Why QR codes are still one of the most practical tools
QR codes quietly connect the physical and digital world. A simple square can open a website, join a WiFi network, save a contact or trigger a payment with a single scan. Instead of typing long URLs, credentials or phone numbers by hand, people just point their camera and tap. That is why they show up on menus, posters, invoices, packaging and product labels everywhere.
The QR Code Generator on CodBolt is designed to cover these everyday scenarios while giving you full control over what is encoded. You choose the data type, enter the content and immediately see the result. From there, you can fine-tune the code so it fits your brand and use it in both digital and print projects without needing any design software.
Choosing the right data type for your use case
The first step is deciding what the QR code should actually do. A simple URL is perfect for directing people to a landing page, support article or signup form. vCard data is ideal for business cards and conference badges, letting people save your contact details with one scan. WiFi codes can help guests join your network without reading long passwords aloud.
Email and phone QR codes make it easy to start conversations: one scan opens a pre-filled email draft or phone dialer. Plain text codes work when you want to show instructions, coupon codes or internal notes without forcing a browser launch. The generator reflects all of these options so you can adapt the format to the context instead of forcing everything into a generic link.

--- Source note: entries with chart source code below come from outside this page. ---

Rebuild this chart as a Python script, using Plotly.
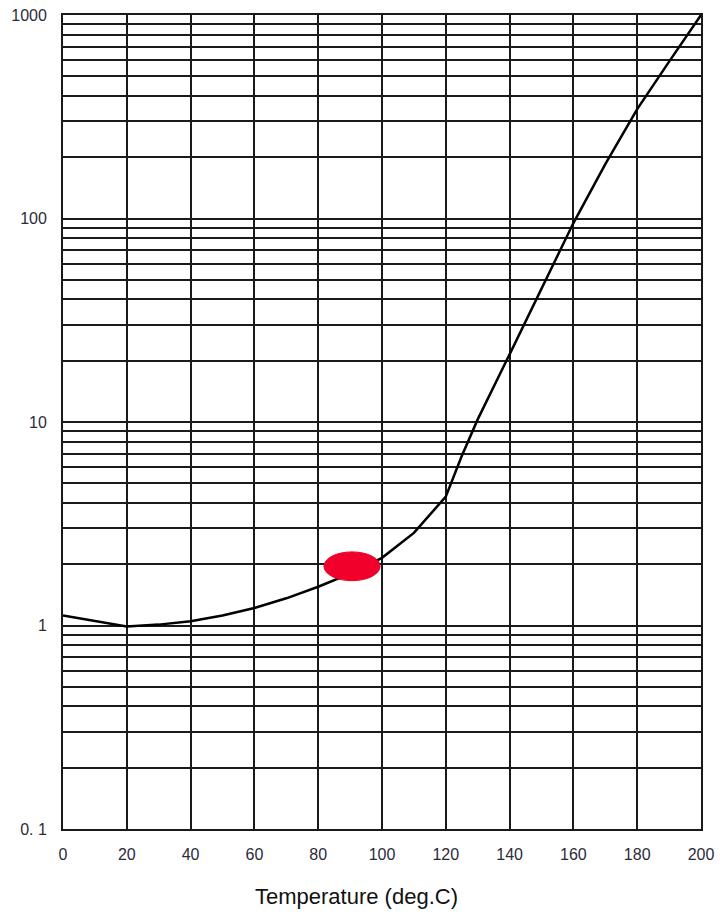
import plotly.graph_objects as go

temps = [0, 10, 20, 30, 40, 50, 60, 70, 80, 90, 100, 110, 120, 125, 130, 140, 150, 160, 170, 180, 190, 200]
values = [1.12, 1.05, 0.99, 1.01, 1.05, 1.12, 1.22, 1.36, 1.55, 1.8, 2.15, 2.85, 4.3, 6.8, 10.3,
          21.5, 45, 95, 185, 345, 590, 1000]

# red ellipse marker (data units)
marker_x0, marker_x1 = 81.8, 99.4
marker_y0, marker_y1 = 1.66, 2.30

y_major = [0.1, 1, 10, 100, 1000]
y_major_text = ["0. 1", "1", "10", "100", "1000"]
x_ticks = list(range(0, 201, 20))
y_minor = [m * d for d in [0.1, 1, 10, 100] for m in range(2, 10)]

fig = go.Figure()
fig.add_trace(go.Scatter(x=temps, y=values, mode="lines",
                         line=dict(color="black", width=2.5), hoverinfo="skip"))

grid_col = "#1a1a1a"
tick_font = dict(family="Liberation Sans", size=16, color="#2b2b3a")
fig.update_xaxes(range=[0, 200], tickvals=x_ticks, ticktext=[str(v) for v in x_ticks],
                 showgrid=True, gridcolor=grid_col, gridwidth=1.8,
                 showline=True, linecolor=grid_col, linewidth=1.8, mirror=True,
                 ticks="outside", ticklen=10, tickcolor="rgba(0,0,0,0)",
                 tickfont=tick_font, zeroline=False, automargin=False,
                 ticklabeloverflow="allow")
fig.update_yaxes(type="log", range=[-1, 3], tickvals=y_major, ticktext=y_major_text,
                 showgrid=True, gridcolor=grid_col, gridwidth=1.6,
                 minor=dict(tickvals=y_minor, showgrid=True, gridcolor=grid_col, gridwidth=1.6, ticks=""),
                 showline=True, linecolor=grid_col, linewidth=1.8, mirror=True,
                 ticks="outside", ticklen=11, tickcolor="rgba(0,0,0,0)",
                 tickfont=tick_font, zeroline=False, automargin=False,
                 ticklabeloverflow="allow")

fig.add_shape(type="circle", xref="x", yref="y",
              x0=marker_x0, x1=marker_x1, y0=marker_y0, y1=marker_y1,
              fillcolor="#f0002a", line=dict(color="#e8002a", width=1), layer="above")

fig.add_annotation(text="Temperature (deg.C)", xref="paper", yref="paper",
                   x=(356 - 63) / 638, y=(829 - 896) / 814, xanchor="center", yanchor="middle",
                   showarrow=False, font=dict(family="Liberation Sans", size=22, color="#111"))

fig.update_layout(width=720, height=914, margin=dict(l=63, r=19, t=15, b=85),
                  plot_bgcolor="white", paper_bgcolor="white", showlegend=False)

# remove the browser's default 8px body margin so the figure fills the window exactly
fig.write_html("out.html", config={"displayModeBar": False},
               post_script="document.body.style.margin='0';document.body.style.overflow='hidden';")
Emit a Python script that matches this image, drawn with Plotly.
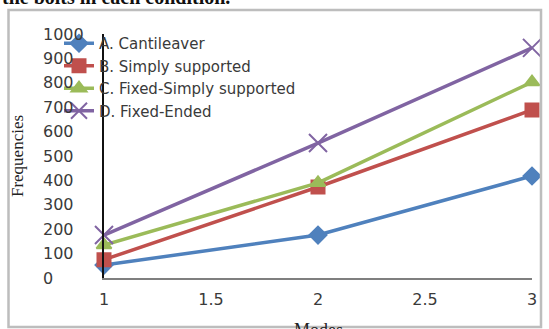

Designing codes that scan reliably in the real world
A good QR code is not just about storing data; it must be easy to scan on different devices and in different lighting conditions. That is why size, contrast and error correction matter. If the code is printed too small or with low contrast between foreground and background, some cameras will struggle. If it is placed on glossy surfaces or curved objects, distortion adds extra challenge.
By adjusting the size and error correction level in this tool, you can prepare codes for everything from small stickers to large posters. Higher error correction allows the code to remain scannable even if part of it is scratched, folded or slightly covered by a logo. The preview on this page lets you verify that the visual density still feels comfortable to a typical phone camera before you commit anything to print.
Branding and colour choices without breaking readability
It is tempting to push QR codes heavily into brand colours, but there are a few rules that keep them readable. Dark foreground on a light background almost always performs best. You can safely switch from pure black to your brand's dark primary colour as long as the background stays light. Very low contrast combinations or inverted schemes (light foreground on dark background) increase scan failures.
In this generator, you can experiment with colours quickly and balance branding with practicality. After choosing a palette, test the code under normal indoor lighting and on multiple devices. If you later embed the PNG into web content or export it for designers, tools like the Image to Base64 converter can help you reuse the same assets inside CSS, HTML templates or design systems.
Preparing data before you encode it
Clean input data leads to cleaner QR experiences. Before you generate a code, it can be useful to trim unnecessary whitespace, normalise letter casing or ensure that your URLs are correctly encoded. This prevents hidden spaces, inconsistent capitalisation or unsafe characters from causing issues when someone scans the code on a stricter device or browser.
On CodBolt you can prepare text with helpers like the Text Case Converter or URL-focused utilities before pasting them into the QR Code Generator. That way, the content behind each code remains predictable and easier to maintain across campaigns, documents and print runs. Once cleaned up, you can confidently reuse that same data in other places such as email templates or landing pages.
Using QR codes across print, packaging and digital media
The PNG download option on this page makes it simple to move from browser preview to production assets. You can drop the generated image into slide decks, flyers, posters, product labels, invoices or support cards. Because QR codes are resolution-independent when generated at a sensible size, they remain crisp when scaled within reasonable limits.
For more advanced workflows, you can export multiple QR images and later organise or label them with text utilities on CodBolt. For example, you might keep a reference document listing each code, its destination URL and where it is used. Tools like the Text Splitter or CSV converters then help you keep that catalogue tidy as your library of QR-enabled touchpoints grows.
Security, privacy and user trust considerations
Although QR codes are convenient, they also require trust. People cannot see the destination URL at a glance the way they can with a traditional link. This makes it important to use QR codes transparently and ethically. Point users to recognisable domains, avoid surprise redirects and consider showing a short, human-readable hint near the code about what will happen when they scan it.
Because this QR Code Generator runs entirely in your browser, the data you encode is not sent to remote servers. That makes it suitable for internal tools, private networks and test environments where confidentiality matters. Combined with clear labelling and good content hygiene, it lets you build scanning experiences that feel both modern and trustworthy, whether they live on a conference badge or a production dashboard.